I post them, and everyone who is following votes. They’re peer voted photos, and on Friday, I post the winning photo. I’m happy with the reception it’s gotten so far. There are more people involved on Facebook with it than on Instagram. I get new likes, at least one or two, every week. It seems to be growing a little more steadily now, but I just wish it would grow a little faster, because I know there are so many people out there that take pictures. You don't have to be a professional, and it doesn't have to be a hobby, and it can just be a great shot, a top shot!

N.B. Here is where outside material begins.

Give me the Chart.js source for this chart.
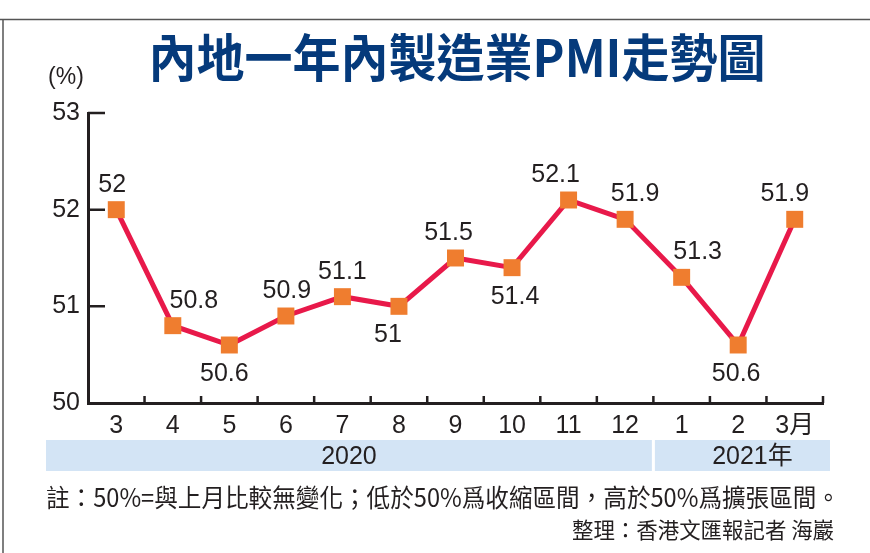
<!DOCTYPE html>
<html>
<head>
<meta charset="utf-8">
<script src="https://cdn.jsdelivr.net/npm/chart.js@4/dist/chart.umd.min.js"></script>
<style>
html,body{margin:0;padding:0;background:#fff;}
canvas{display:block;}
</style>
</head>
<body>
<canvas id="c" width="870" height="553"></canvas>
<script>
// ---- data ----
const categories = ['3','4','5','6','7','8','9','10','11','12','1','2','3月'];
const pmiValues = [52, 50.8, 50.6, 50.9, 51.1, 51, 51.5, 51.4, 52.1, 51.9, 51.3, 50.6, 51.9];
const yTickValues = [50, 51, 52, 53];
const yearGroups = ['2020', '2021年'];
const yearGroupSize = [10, 3];
const titleText = '內地一年內製造業PMI走勢圖';
const unitText = '(%)';
const noteText = '註：50%=與上月比較無變化；低於50%爲收縮區間，高於50%爲擴張區間。';
const creditText = '整理：香港文匯報記者 海巖';

// ---- label placement (style, not data) ----
const labelBelow = [false,false,true,false,false,true,false,true,false,false,false,true,false];
const labelShiftX = [-4,21,-5,1,0,-11,-7,3,-13,10,16,-2,-10];

const INK = '#231f20';
const NUM_FONT = "'Liberation Sans Narrow', 'Liberation Sans', 'Noto Sans CJK TC', sans-serif";
const CJK_FONT = "'Noto Sans CJK TC', 'Noto Sans CJK SC', sans-serif";

const decor = {
  id: 'decor',
  beforeDraw(chart) {
    const ctx = chart.ctx;
    ctx.save();
    ctx.fillStyle = '#fff';
    ctx.fillRect(0, 0, chart.width, chart.height);
    // frame
    ctx.strokeStyle = '#555';
    ctx.lineWidth = 1.5;
    ctx.beginPath();
    ctx.moveTo(0, 19.5); ctx.lineTo(870, 19.5);
    ctx.moveTo(3, 19.5); ctx.lineTo(3, 553);
    ctx.stroke();
    // title
    ctx.fillStyle = '#053a7b';
    ctx.font = "bold 51px " + CJK_FONT;
    ctx.textAlign = 'center';
    ctx.textBaseline = 'middle';
    ctx.fillText(titleText, 457, 58, 617);
    // unit
    ctx.fillStyle = INK;
    ctx.font = "23px " + NUM_FONT;
    ctx.fillText(unitText, 66, 78);
    // year bands
    const x = chart.scales.x;
    const split = (x.getPixelForValue(yearGroupSize[0] - 1) + x.getPixelForValue(yearGroupSize[0])) / 2;
    const bands = [[46, split - 1.5], [split + 1.5, 830]];
    ctx.fillStyle = '#d3e4f5';
    bands.forEach(b => ctx.fillRect(b[0], 440, b[1] - b[0], 31));
    ctx.fillStyle = INK;
    ctx.font = "25px " + NUM_FONT;
    ctx.fillText(yearGroups[0], (bands[0][0] + bands[0][1]) / 2, 457);
    ctx.fillText(yearGroups[1], (bands[1][0] + bands[1][1]) / 2 + 10, 457);
    // footnote
    ctx.textAlign = 'left';
    ctx.font = "25px " + CJK_FONT;
    ctx.fillText(noteText, 46, 497, 794);
    ctx.textAlign = 'right';
    ctx.font = "22px " + CJK_FONT;
    ctx.fillText(creditText, 834, 530, 262);
    ctx.restore();
  },
  beforeDatasetsDraw(chart) {
    const ctx = chart.ctx;
    const x = chart.scales.x, y = chart.scales.y;
    const a = chart.chartArea;
    ctx.save();
    ctx.strokeStyle = INK;
    ctx.lineWidth = 2.5;
    ctx.beginPath();
    yTickValues.forEach(v => {
      if (v === yTickValues[0]) return;
      const py = y.getPixelForValue(v);
      ctx.moveTo(a.left, py); ctx.lineTo(a.left + 17, py);
    });
    for (let i = 1; i <= categories.length; i++) {
      const px = i < categories.length
        ? (x.getPixelForValue(i - 1) + x.getPixelForValue(i)) / 2
        : a.right;
      ctx.moveTo(px, a.bottom); ctx.lineTo(px, a.bottom - 7);
    }
    ctx.stroke();
    ctx.restore();
  },
  afterDatasetsDraw(chart) {
    const ctx = chart.ctx;
    const meta = chart.getDatasetMeta(0);
    ctx.save();
    ctx.fillStyle = INK;
    ctx.font = "25px " + NUM_FONT;
    ctx.textAlign = 'center';
    ctx.textBaseline = 'middle';
    meta.data.forEach((pt, i) => {
      const dy = labelBelow[i] ? 29 : -25;
      ctx.fillText(String(pmiValues[i]), pt.x + labelShiftX[i], pt.y + dy);
    });
    ctx.restore();
  }
};

new Chart(document.getElementById('c'), {
  type: 'line',
  data: {
    labels: categories,
    datasets: [{
      data: pmiValues,
      borderColor: '#e8194a',
      borderWidth: 5,
      tension: 0,
      pointStyle: 'rect',
      pointRadius: 12,
      pointHoverRadius: 12,
      pointBackgroundColor: '#ef7d2f',
      pointBorderWidth: 0,
      clip: false
    }]
  },
  options: {
    responsive: false,
    animation: false,
    events: [],
    layout: { padding: { top: 113, right: 47, left: 0, bottom: 0 } },
    plugins: { legend: { display: false }, tooltip: { enabled: false }, title: { display: false } },
    scales: {
      x: {
        type: 'category',
        offset: true,
        grid: { display: false, drawTicks: false },
        border: { display: true, color: INK, width: 3 },
        ticks: { color: INK, font: { family: NUM_FONT, size: 25 }, padding: 8, maxRotation: 0, autoSkip: false },
        afterFit(s) { s.height = 150; }
      },
      y: {
        min: yTickValues[0],
        max: yTickValues[yTickValues.length - 1],
        grid: { display: false, drawTicks: false },
        border: { display: true, color: INK, width: 3 },
        ticks: { stepSize: 1, color: INK, font: { family: NUM_FONT, size: 25 }, padding: 8 },
        afterFit(s) { s.width = 88; }
      }
    }
  },
  plugins: [decor]
});
</script>
</body>
</html>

I put an ad in the Bird-in-Hand Carriage & Antique auctions book, but the event was smaller than I thought it was going to be. I think I may have gotten one new follower because of the ad. I thought about contacting Amish Country News, that little magazine that comes out every month, just to get the word out more.
I’m sure after this interview you’ll get a few more, too. As a parting question, what can we expect from you? Do you have anything up your sleeve?
As you may or may not know, I organized the photowalk for Marietta, and for personal reasons, I had to cancel that. But, I am hoping to reschedule that for the fall, when it gets cooler. And, if I get a new camera, hopefully some better pictures quality-wise. I really wish I could take pictures from far away.